It also saw the first British team compete for 20 years, ANC Halfords, whose rather shambolic attempts now look even more poignant given that it was over a couple of decades later that the professionalism and resources of Sky saw a Brit win the Tour de France two years in a row.

1987 is notable for a third reason - it was the tour covered by Jeff Connor's book, Wide-eyed and legless: Insider the Tour de France, rated by Cycle Sport as the top cycling book of all time.

It's a deserved accolade for the book energetically and clearly covers not just the race but many of the wider issues around road racing, including why so many riders ended up regularly cheating with drugs and why too the sport's authorities were often so reluctant to take meaningful action.

Although cycling has changed in many ways since, it is still recognisably the same sport, complete with problems over cheating, prima donna cyclists, vast crowds, oppressive media attention and near-impossible physical challenges for the riders.

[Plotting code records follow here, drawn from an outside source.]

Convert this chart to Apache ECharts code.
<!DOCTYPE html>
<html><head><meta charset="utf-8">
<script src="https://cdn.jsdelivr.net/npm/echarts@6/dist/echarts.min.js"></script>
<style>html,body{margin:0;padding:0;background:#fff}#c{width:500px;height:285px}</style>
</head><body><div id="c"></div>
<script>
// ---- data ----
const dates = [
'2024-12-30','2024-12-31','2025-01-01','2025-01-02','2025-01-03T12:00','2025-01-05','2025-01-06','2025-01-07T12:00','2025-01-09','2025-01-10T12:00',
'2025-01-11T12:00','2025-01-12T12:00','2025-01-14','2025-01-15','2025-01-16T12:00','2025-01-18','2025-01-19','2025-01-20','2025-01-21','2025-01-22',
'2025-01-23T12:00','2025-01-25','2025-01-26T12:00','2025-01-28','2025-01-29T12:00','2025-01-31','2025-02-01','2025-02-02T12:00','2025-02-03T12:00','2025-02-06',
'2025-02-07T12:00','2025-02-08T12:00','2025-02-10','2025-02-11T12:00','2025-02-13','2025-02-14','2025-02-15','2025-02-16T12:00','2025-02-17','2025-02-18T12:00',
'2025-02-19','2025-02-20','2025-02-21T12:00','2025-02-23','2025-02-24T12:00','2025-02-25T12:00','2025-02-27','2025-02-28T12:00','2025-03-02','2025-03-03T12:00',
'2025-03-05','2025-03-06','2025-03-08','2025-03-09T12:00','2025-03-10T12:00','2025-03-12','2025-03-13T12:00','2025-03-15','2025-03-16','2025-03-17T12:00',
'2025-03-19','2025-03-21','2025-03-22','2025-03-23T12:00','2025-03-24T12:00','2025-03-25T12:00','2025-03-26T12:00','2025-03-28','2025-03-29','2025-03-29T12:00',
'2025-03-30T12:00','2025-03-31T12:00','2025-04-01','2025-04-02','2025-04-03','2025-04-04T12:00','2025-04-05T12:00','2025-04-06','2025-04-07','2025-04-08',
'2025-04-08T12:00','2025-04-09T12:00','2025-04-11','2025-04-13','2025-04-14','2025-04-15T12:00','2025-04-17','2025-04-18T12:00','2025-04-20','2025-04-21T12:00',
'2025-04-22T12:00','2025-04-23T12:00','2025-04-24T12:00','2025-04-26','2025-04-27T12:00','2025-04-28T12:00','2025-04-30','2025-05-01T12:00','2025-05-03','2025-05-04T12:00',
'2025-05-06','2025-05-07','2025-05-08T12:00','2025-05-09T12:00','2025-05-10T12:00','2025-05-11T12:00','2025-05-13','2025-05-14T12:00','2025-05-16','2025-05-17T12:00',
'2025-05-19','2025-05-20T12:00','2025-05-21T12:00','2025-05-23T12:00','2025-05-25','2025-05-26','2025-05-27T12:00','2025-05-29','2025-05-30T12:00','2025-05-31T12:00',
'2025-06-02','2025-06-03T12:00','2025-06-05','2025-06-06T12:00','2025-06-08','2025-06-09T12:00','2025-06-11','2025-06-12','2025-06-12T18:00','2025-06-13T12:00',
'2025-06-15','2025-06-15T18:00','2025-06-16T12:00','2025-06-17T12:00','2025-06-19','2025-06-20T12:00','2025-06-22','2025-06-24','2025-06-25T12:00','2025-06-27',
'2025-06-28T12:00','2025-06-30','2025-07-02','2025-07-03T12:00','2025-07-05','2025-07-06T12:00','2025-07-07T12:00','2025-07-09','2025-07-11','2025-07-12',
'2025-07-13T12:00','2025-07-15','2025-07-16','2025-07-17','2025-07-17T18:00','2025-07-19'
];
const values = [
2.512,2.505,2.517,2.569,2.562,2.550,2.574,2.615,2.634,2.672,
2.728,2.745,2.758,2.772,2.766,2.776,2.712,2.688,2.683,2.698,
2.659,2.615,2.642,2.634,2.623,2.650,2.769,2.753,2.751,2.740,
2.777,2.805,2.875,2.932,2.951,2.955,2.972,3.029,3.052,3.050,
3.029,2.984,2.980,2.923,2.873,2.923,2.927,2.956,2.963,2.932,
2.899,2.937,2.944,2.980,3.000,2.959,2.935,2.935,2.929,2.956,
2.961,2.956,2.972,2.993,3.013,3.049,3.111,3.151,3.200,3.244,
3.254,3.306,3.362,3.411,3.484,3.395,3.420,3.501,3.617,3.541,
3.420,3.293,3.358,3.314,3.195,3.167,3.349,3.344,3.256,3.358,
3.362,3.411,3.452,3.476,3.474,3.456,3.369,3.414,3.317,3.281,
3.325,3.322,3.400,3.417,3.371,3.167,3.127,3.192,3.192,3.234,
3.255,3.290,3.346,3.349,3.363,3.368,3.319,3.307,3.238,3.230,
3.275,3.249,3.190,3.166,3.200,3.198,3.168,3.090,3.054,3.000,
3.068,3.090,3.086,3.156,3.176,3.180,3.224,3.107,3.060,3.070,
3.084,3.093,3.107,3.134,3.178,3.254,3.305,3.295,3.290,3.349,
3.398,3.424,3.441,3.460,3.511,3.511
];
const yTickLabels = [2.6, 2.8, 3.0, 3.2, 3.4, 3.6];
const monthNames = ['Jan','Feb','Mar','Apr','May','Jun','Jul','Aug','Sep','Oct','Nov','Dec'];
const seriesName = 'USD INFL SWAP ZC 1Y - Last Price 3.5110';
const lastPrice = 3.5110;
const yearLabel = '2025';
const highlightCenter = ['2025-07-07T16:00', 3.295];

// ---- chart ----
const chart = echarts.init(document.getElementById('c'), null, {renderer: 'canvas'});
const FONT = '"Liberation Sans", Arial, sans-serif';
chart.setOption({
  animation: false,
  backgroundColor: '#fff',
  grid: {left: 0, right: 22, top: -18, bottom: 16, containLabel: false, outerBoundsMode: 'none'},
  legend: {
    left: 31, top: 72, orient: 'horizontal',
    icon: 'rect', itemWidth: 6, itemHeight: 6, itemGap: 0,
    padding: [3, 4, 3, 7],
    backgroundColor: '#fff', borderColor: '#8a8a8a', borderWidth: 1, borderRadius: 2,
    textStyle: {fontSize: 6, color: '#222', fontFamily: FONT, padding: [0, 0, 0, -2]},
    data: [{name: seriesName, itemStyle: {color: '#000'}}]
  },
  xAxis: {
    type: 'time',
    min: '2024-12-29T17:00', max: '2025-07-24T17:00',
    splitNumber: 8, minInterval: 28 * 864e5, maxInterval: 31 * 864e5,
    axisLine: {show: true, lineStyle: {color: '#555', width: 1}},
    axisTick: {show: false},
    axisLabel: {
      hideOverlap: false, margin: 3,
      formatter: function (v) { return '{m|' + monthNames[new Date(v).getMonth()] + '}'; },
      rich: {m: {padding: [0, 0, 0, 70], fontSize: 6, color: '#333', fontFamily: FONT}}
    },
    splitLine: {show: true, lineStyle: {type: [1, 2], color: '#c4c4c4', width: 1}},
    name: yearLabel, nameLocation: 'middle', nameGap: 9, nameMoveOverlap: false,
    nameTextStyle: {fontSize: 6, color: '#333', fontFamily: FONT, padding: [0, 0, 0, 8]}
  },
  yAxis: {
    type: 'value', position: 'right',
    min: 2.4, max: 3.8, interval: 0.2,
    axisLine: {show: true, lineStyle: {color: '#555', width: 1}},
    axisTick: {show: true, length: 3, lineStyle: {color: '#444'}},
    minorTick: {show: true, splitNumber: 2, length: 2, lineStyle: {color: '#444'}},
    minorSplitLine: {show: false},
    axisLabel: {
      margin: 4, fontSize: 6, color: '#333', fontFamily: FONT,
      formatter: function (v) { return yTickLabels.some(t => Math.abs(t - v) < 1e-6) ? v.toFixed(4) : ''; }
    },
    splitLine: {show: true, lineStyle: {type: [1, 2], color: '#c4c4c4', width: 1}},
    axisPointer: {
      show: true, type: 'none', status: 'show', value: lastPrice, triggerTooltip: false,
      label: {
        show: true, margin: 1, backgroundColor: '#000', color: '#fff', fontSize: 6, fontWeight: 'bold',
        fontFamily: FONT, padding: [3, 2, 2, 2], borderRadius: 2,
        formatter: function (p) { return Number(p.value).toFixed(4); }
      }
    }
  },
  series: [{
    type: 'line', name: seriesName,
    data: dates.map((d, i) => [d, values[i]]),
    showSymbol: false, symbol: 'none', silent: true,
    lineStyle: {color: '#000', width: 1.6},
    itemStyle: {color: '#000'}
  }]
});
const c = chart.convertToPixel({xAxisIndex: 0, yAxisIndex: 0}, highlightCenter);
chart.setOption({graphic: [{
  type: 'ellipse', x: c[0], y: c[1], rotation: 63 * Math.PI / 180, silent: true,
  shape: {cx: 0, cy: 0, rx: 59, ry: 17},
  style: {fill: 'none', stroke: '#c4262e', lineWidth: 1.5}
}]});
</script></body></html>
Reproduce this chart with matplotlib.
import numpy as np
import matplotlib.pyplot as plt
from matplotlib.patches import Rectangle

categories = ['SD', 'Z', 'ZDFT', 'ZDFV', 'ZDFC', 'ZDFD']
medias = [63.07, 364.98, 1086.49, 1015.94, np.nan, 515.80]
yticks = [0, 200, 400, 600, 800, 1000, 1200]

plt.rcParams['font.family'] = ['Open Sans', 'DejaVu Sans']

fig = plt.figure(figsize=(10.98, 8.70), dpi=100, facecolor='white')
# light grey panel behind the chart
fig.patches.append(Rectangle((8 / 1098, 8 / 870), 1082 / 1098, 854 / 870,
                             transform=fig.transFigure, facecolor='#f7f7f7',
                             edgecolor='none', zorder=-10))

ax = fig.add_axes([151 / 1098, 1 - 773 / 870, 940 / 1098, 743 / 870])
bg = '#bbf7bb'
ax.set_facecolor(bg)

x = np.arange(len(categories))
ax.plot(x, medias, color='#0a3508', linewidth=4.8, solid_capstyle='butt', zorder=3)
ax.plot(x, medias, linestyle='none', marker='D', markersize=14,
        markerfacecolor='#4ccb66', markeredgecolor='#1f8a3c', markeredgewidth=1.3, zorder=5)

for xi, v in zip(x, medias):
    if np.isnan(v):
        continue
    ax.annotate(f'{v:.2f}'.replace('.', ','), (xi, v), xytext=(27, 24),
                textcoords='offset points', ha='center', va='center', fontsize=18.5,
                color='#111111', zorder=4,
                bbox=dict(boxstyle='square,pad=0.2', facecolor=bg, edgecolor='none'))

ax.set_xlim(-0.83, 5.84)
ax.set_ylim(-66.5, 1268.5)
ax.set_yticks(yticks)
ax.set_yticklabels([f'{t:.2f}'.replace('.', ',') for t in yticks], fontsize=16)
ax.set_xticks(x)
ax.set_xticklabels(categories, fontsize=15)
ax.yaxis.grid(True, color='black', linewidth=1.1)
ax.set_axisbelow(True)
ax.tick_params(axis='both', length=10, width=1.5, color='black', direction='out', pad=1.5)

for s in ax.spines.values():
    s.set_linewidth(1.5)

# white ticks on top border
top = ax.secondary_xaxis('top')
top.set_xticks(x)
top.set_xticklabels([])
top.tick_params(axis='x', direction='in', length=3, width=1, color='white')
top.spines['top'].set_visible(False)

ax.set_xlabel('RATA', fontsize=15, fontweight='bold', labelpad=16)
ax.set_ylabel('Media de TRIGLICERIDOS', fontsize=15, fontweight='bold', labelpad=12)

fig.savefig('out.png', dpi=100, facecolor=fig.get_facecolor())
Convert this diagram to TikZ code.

Some of the lack of professionalism of "professional" teams back then has, however, thankfully been overtaken by bigger budgets and better treatment of the cyclists - at least for male cyclists.

The book itself is a great read, though its structure - an overall account of several stages at once, before doubling back to cover each of the stages in some detail - can make the flow of the story a little confusing at times.

A tip about the audio version of this book: it is missing some of the appendices at the end, even though they are amenable to be read out loud.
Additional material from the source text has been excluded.